In U.S. local government within a U.S. state there are both what are called "general purpose governments" like counties, New England towns, townships, and municipalities, and what are called "special district governments" consisting in part of school districts, and in part, of special purpose governmental entities such the Chicago Transit Authority, or a mosquito protection district or a business development district.
As of 2017, according to the U.S. Census of Governments, there were 38,542 special district governments in the United States that are not school districts, out of 90,126 state and local governments of any kind in the United States (about 43% of all governments in the United States). It explains that:
Local governments are classified into five types: county, municipal, township, special districts and school districts.
County, municipal and township governments are general-purpose governments. The official count for those types of governments has not changed significantly since 2012.

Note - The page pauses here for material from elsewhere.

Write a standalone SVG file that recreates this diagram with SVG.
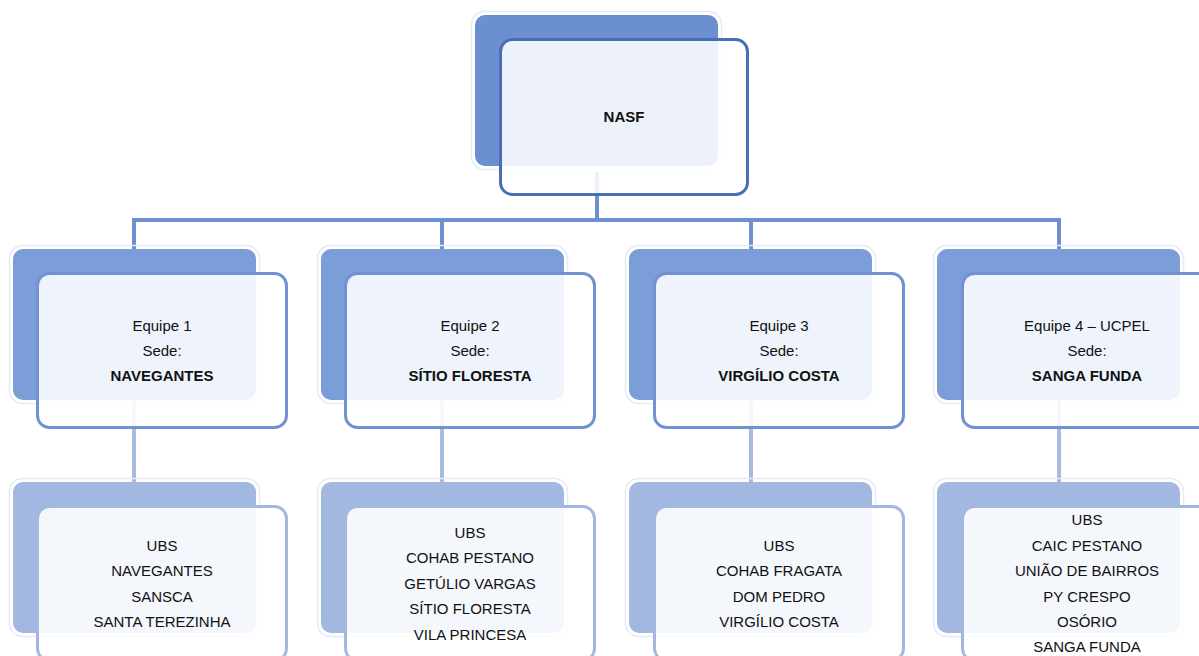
<svg xmlns="http://www.w3.org/2000/svg" width="1199" height="656" viewBox="0 0 1199 656">
<style>
text{font-family:"Liberation Sans",Arial,sans-serif;font-size:15px;fill:#111;text-anchor:middle}
.b{font-weight:bold}
.halo{fill:none;stroke:#e4eaf6;stroke-width:1.5}
.front{fill:#fff;fill-opacity:0.88;stroke-width:3}
.back0{fill:#6b8fd0}
.back1{fill:#7b9dd8}
.back2{fill:#a2b8e0}
.f0{stroke:#4a6db8}
.f1{stroke:#7191d2}
.f2{stroke:#a3b7df}
.c1{stroke:#6e8fd0;stroke-width:4;fill:none}
.c2{stroke:#a6bae2;stroke-width:4;fill:none}
</style>
<rect width="1199" height="656" fill="#fff"/>
<g id="connectors">
<path class="c1" d="M597 172V220M134 249V220H1059V249M442 220V249M751 220V249"/>
<path class="c2" d="M134 400V482M442 400V482M751 400V482M1059 400V482"/>
</g>
<g id="nasf">
<rect class="halo" x="471.5" y="11.5" width="250" height="158" rx="13"/>
<rect class="back0" x="475" y="15" width="243" height="151" rx="10"/>
<rect class="front f0" x="500.5" y="39.5" width="247" height="155" rx="12"/>
<text class="b" x="624" y="122">NASF</text>
</g>
<g id="equipe1">
<rect class="halo" x="9.5" y="245.5" width="250" height="158" rx="13"/>
<rect class="back1" x="13" y="249" width="243" height="151" rx="10"/>
<rect class="front f1" x="37.5" y="273.5" width="249" height="154" rx="12"/>
<text x="162" y="330.5">Equipe 1</text>
<text x="162" y="355.5">Sede:</text>
<text class="b" x="162" y="381">NAVEGANTES</text>
</g>
<g id="equipe2">
<rect class="halo" x="317.5" y="245.5" width="250" height="158" rx="13"/>
<rect class="back1" x="321" y="249" width="243" height="151" rx="10"/>
<rect class="front f1" x="345.5" y="273.5" width="249" height="154" rx="12"/>
<text x="470" y="330.5">Equipe 2</text>
<text x="470" y="355.5">Sede:</text>
<text class="b" x="470" y="381">SÍTIO FLORESTA</text>
</g>
<g id="equipe3">
<rect class="halo" x="625.5" y="245.5" width="250" height="158" rx="13"/>
<rect class="back1" x="629" y="249" width="243" height="151" rx="10"/>
<rect class="front f1" x="654.5" y="273.5" width="249" height="154" rx="12"/>
<text x="779" y="330.5">Equipe 3</text>
<text x="779" y="355.5">Sede:</text>
<text class="b" x="779" y="381">VIRGÍLIO COSTA</text>
</g>
<g id="equipe4">
<rect class="halo" x="933.5" y="245.5" width="250" height="158" rx="13"/>
<rect class="back1" x="937" y="249" width="243" height="151" rx="10"/>
<rect class="front f1" x="962.5" y="273.5" width="249" height="154" rx="12"/>
<text x="1087" y="330.5">Equipe 4 – UCPEL</text>
<text x="1087" y="355.5">Sede:</text>
<text class="b" x="1087" y="381">SANGA FUNDA</text>
</g>
<g id="ubs1">
<rect class="halo" x="9.5" y="478.5" width="250" height="158" rx="13"/>
<rect class="back2" x="13" y="482" width="243" height="151" rx="10"/>
<rect class="front f2" x="37.5" y="506.5" width="249" height="154" rx="12"/>
<text x="162" y="550.5">UBS</text>
<text x="162" y="576">NAVEGANTES</text>
<text x="162" y="601.5">SANSCA</text>
<text x="162" y="627">SANTA TEREZINHA</text>
</g>
<g id="ubs2">
<rect class="halo" x="317.5" y="478.5" width="250" height="158" rx="13"/>
<rect class="back2" x="321" y="482" width="243" height="151" rx="10"/>
<rect class="front f2" x="345.5" y="506.5" width="249" height="154" rx="12"/>
<text x="470" y="537.5">UBS</text>
<text x="470" y="563">COHAB PESTANO</text>
<text x="470" y="588.5">GETÚLIO VARGAS</text>
<text x="470" y="614">SÍTIO FLORESTA</text>
<text x="470" y="639.5">VILA PRINCESA</text>
</g>
<g id="ubs3">
<rect class="halo" x="625.5" y="478.5" width="250" height="158" rx="13"/>
<rect class="back2" x="629" y="482" width="243" height="151" rx="10"/>
<rect class="front f2" x="654.5" y="506.5" width="249" height="154" rx="12"/>
<text x="779" y="550.5">UBS</text>
<text x="779" y="576">COHAB FRAGATA</text>
<text x="779" y="601.5">DOM PEDRO</text>
<text x="779" y="627">VIRGÍLIO COSTA</text>
</g>
<g id="ubs4">
<rect class="halo" x="933.5" y="478.5" width="250" height="158" rx="13"/>
<rect class="back2" x="937" y="482" width="243" height="151" rx="10"/>
<rect class="front f2" x="962.5" y="506.5" width="249" height="154" rx="12"/>
<text x="1087" y="525">UBS</text>
<text x="1087" y="550.5">CAIC PESTANO</text>
<text x="1087" y="576">UNIÃO DE BAIRROS</text>
<text x="1087" y="601.5">PY CRESPO</text>
<text x="1087" y="627">OSÓRIO</text>
<text x="1087" y="652">SANGA FUNDA</text>
</g>
</svg>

Then there are special districts. They typically have a shorter lifespan and higher turnover than general purpose governments, but the difference in their counts was also relatively slim between 2012 and 2017: The 2017 Census of Governments added more than 1,500 special districts and removed roughly 1,260 that are no longer operating.
This question concerns special district governments, other than K-12 level school boards, in U.S. states (I omit from the question special districts in U.S. territories and possessions which present some definitional issues not present in U.S. states).
Some of these special district governments have elected boards of directors and/or other elected officials elected by members of the general public, but most of them have an appointed board of directors. The appointed board members of special district governments are usually appointed by one or more other governmental entities, or by a court, or for example, by owners of business property in a business development district.
I would like to know how many of the 38,542 special district governments in the U.S. other than school boards have elected officials, and how many officials are elected to these governments. But, the U.S. government census of local governments does not provide this information (at least in an easily accessible manner).
Among other reasons, this is interesting because it goes to the source of the "long ballot" in the U.S., to the amount of information about government that a voter needs to know to be well informed, to better understand the make up of the "minor league" of politics that can serve as a training ground for high political offices later in the career of those politicians, and to judge how much "hands on" involvement voters in the U.S. is in local government.